Why a Cucumber is Better than a Man
- A cucumber can't get you pregnant.
- A cucumber doesn't care if it's your first cucumber.
- A cucumber doesn't get jealous if you hang out with other vegetables.
- A cucumber never leaves the toilet seat up.
- A cucumber never snores.
- A cucumber stays hard even when pickled.
- A cucumber stays hard for weeks.
- A cucumber will never give you whisker burns.
- A cucumber won't care what time of the month it is.
- A cucumber won't come home late, stinking of beer.
- A cucumber won't fall asleep on your chest or drool on the pillow.
- A cucumber won't give you VD, Herpes or Aids.
- A cucumber won't grab cash from your purse while you're asleep.
- A cucumber won't have to ask if you came.
- A cucumber won't lie to you.
- A cucumber won't make you sleep on the wet spot.
- A cucumber won't need to be sucked off.
- A cucumber won't run off with a cheerleader or an ex-nun.
- A cucumber won't tell you that size doesn't matter.

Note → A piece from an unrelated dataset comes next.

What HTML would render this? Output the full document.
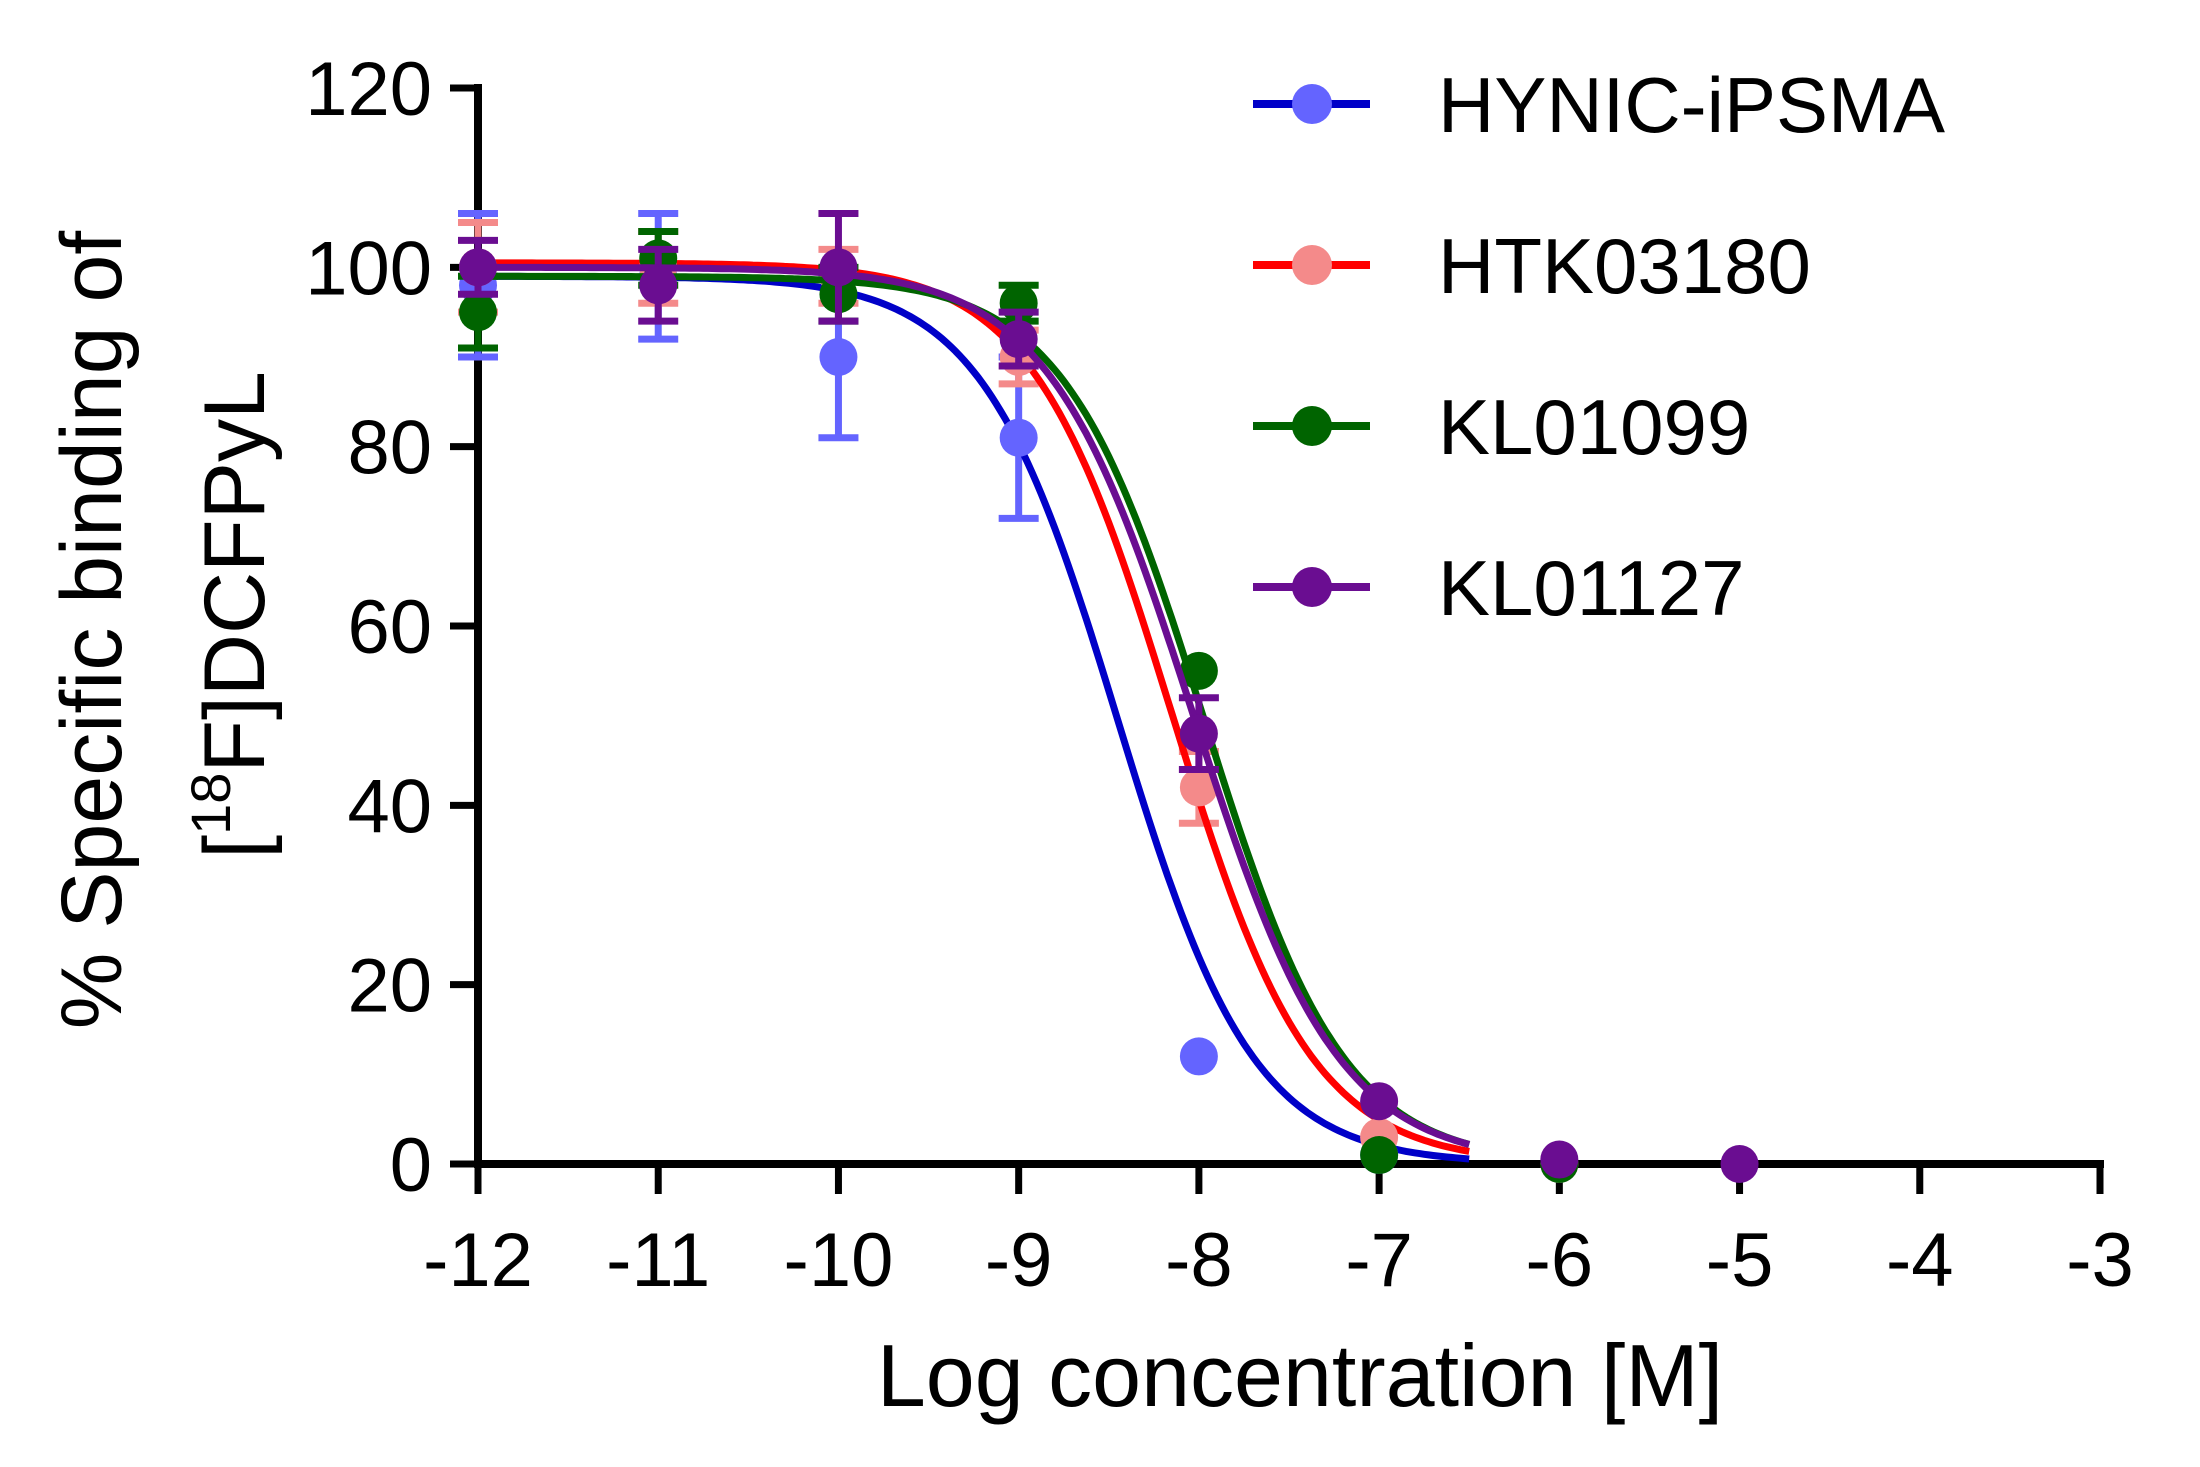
<!DOCTYPE html>
<html><head><meta charset="utf-8">
<style>
html,body{margin:0;padding:0;background:#fff;}
svg{display:block;}
text{font-family:"Liberation Sans",Arial,sans-serif;fill:#000;}
</style></head>
<body>
<svg id="chart" width="2200" height="1467" viewBox="0 0 2200 1467" xmlns="http://www.w3.org/2000/svg">
<g id="axes"></g>
<g id="plot"></g>
<g id="legend"></g>
<text x="1300" y="1406" font-size="88" text-anchor="middle">Log concentration [M]</text>
<text transform="translate(121,630) rotate(-90)" font-size="86" text-anchor="middle">% Specific binding of</text>
<text transform="translate(264,615) rotate(-90)" font-size="86" text-anchor="middle">[<tspan font-size="56" dy="-34">18</tspan><tspan dy="34">F]DCFPyL</tspan></text>
</svg>
<script>
const xTicks = [-12,-11,-10,-9,-8,-7,-6,-5,-4,-3];
const yTicks = [0,20,40,60,80,100,120];
const seriesNames = ["HYNIC-iPSMA","HTK03180","KL01099","KL01127"];
const lineColors = ["#0000c8","#ff0000","#006400","#6a0d91"];
const markerColors = ["#6464ff","#f48a8a","#006400","#6a0d91"];
const xHynic = [-12,-11,-10,-9,-8,-7,-6];
const yHynic = [98,99,90,81,12,1,0];
const eHynic = [8,7,9,9,0,0,0];
const xHtk = [-12,-11,-10,-9,-8,-7,-6];
const yHtk = [100,100,99,90,42,3,0];
const eHtk = [5,4,3,3,4,0,0];
const xKl99 = [-12,-11,-10,-9,-8,-7,-6];
const yKl99 = [95,101,97,96,55,1,0];
const eKl99 = [4,3,3,2,0,0,0];
const xKl27 = [-12,-11,-10,-9,-8,-7,-6,-5];
const yKl27 = [100,98,100,92,48,7,0.5,0];
const eKl27 = [3,4,6,3,4,0,0,0];
const fitTop = [99,100.5,99,100];
const fitBottom = [0,0,0,0];
const fitLogIC50 = [-8.45,-8.15,-7.97,-8.03];
const fitHill = [-1.15,-1.12,-1.12,-1.08];

const NS="http://www.w3.org/2000/svg";
const X0=478,X1=2100,Y0=1164,Y1=88;
const xs=v=>X0+(v-(-12))/9*(X1-X0);
const ys=v=>Y0-v/120*(Y0-Y1);
function mk(tag,attrs,parent){const e=document.createElementNS(NS,tag);for(const k in attrs)e.setAttribute(k,attrs[k]);parent.appendChild(e);return e;}
const axes=document.getElementById('axes'),plot=document.getElementById('plot'),legend=document.getElementById('legend');

let yl=mk('line',{x1:X0,y1:Y0+4,x2:X0,y2:Y1-4,stroke:'#000','stroke-width':8},axes);


let xl=mk('line',{x1:X0-4,y1:Y0,x2:X1+4,y2:Y0,stroke:'#000','stroke-width':8},axes);


yTicks.forEach(v=>{
  let t=mk('line',{x1:X0-28,y1:ys(v),x2:X0,y2:ys(v),stroke:'#000','stroke-width':7},axes);
  
  
  let l=mk('text',{x:X0-46,y:ys(v)+27,'font-size':76,'text-anchor':'end'},axes);
  l.textContent=v;
  
  
});
xTicks.forEach(v=>{
  let t=mk('line',{x1:xs(v),y1:Y0,x2:xs(v),y2:Y0+30,stroke:'#000','stroke-width':7},axes);
  
  
  let l=mk('text',{x:xs(v),y:1286,'font-size':76,'text-anchor':'middle'},axes);
  l.textContent=v;
  
  
});

const data=[[xHynic,yHynic,eHynic],[xHtk,yHtk,eHtk],[xKl99,yKl99,eKl99],[xKl27,yKl27,eKl27]];
data.forEach((d,i)=>{
  const g=mk('g',{},plot);
  
  
  d[0].forEach((x,j)=>{
    if(d[2][j]>0){
      const cx=xs(x),a=ys(d[1][j]+d[2][j]),b=ys(d[1][j]-d[2][j]);
      const eb=mk('path',{d:`M${cx},${a}V${b}M${cx-20},${a}H${cx+20}M${cx-20},${b}H${cx+20}`,stroke:markerColors[i],'stroke-width':7,fill:'none'},g);
      
      
    }
  });
  let p='';
  for(let k=0;k<=220;k++){
    const lx=-12+k*(5.5/220);
    const v=fitBottom[i]+(fitTop[i]-fitBottom[i])/(1+Math.pow(10,(fitLogIC50[i]-lx)*fitHill[i]));
    p+=(k?'L':'M')+xs(lx).toFixed(1)+','+ys(v).toFixed(1);
  }
  const c=mk('path',{d:p,stroke:lineColors[i],'stroke-width':7,fill:'none'},g);
  
  
  d[0].forEach((x,j)=>{
    const m=mk('circle',{cx:xs(x),cy:ys(d[1][j]),r:19,fill:markerColors[i]},g);
    
    
  });
  const ly=104+i*161;
  const lg=mk('g',{},legend);
  
  
  mk('line',{x1:1253,y1:ly,x2:1370,y2:ly,stroke:lineColors[i],'stroke-width':8},lg);
  mk('circle',{cx:1312,cy:ly,r:20,fill:markerColors[i]},lg);
  const t=mk('text',{x:1438,y:ly+28,'font-size':78},lg);
  t.textContent=seriesNames[i];
});
</script>
</body></html>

- A cucumber won't turn on All Star Wrestling afterwards.
- A cucumber won't want to come on your face.
- All cucumbers are fresh and juicy.
- Cucumbers don't jam the freezer with food you don't like.
- Cucumbers don't mind if you enjoy them and a movie at the same time.
- Cucumbers don't need condoms to have "Nubs for Added Pleasure".
- Cucumbers don't stay up until 4 and then demand that you take care of them when they get sick.
- If a cucumber gets soft, you throw it away.
- If you're hungry afterwards, you can eat the cucumber.
- Nobody calls you a bigot for having a favorite kind of cucumber.
- The cucumbers you raise don't desert you.
- You can buy different sized cucumbers to fit your mood.
- You can carry a cucumber in your purse for emergencies.
- You can fondle a cucumber and then put it back on the shelf.
- You can have more than one cucumber a night and not feel guilty.
- You can keep several cucumbers on hand at one time.
- You can loan a good cucumber to a friend in need.
- You can store a cucumber in the refrigerator when not in use.
- You know the size of a cucumber BEFORE you bring it home.
- You never have to feed a cucumber's ego.
- You won't find out that a cucumber is:
- married
- on penicillin
- trying to screw your sister
- Your mother won't flip out finding a cucumber in your house.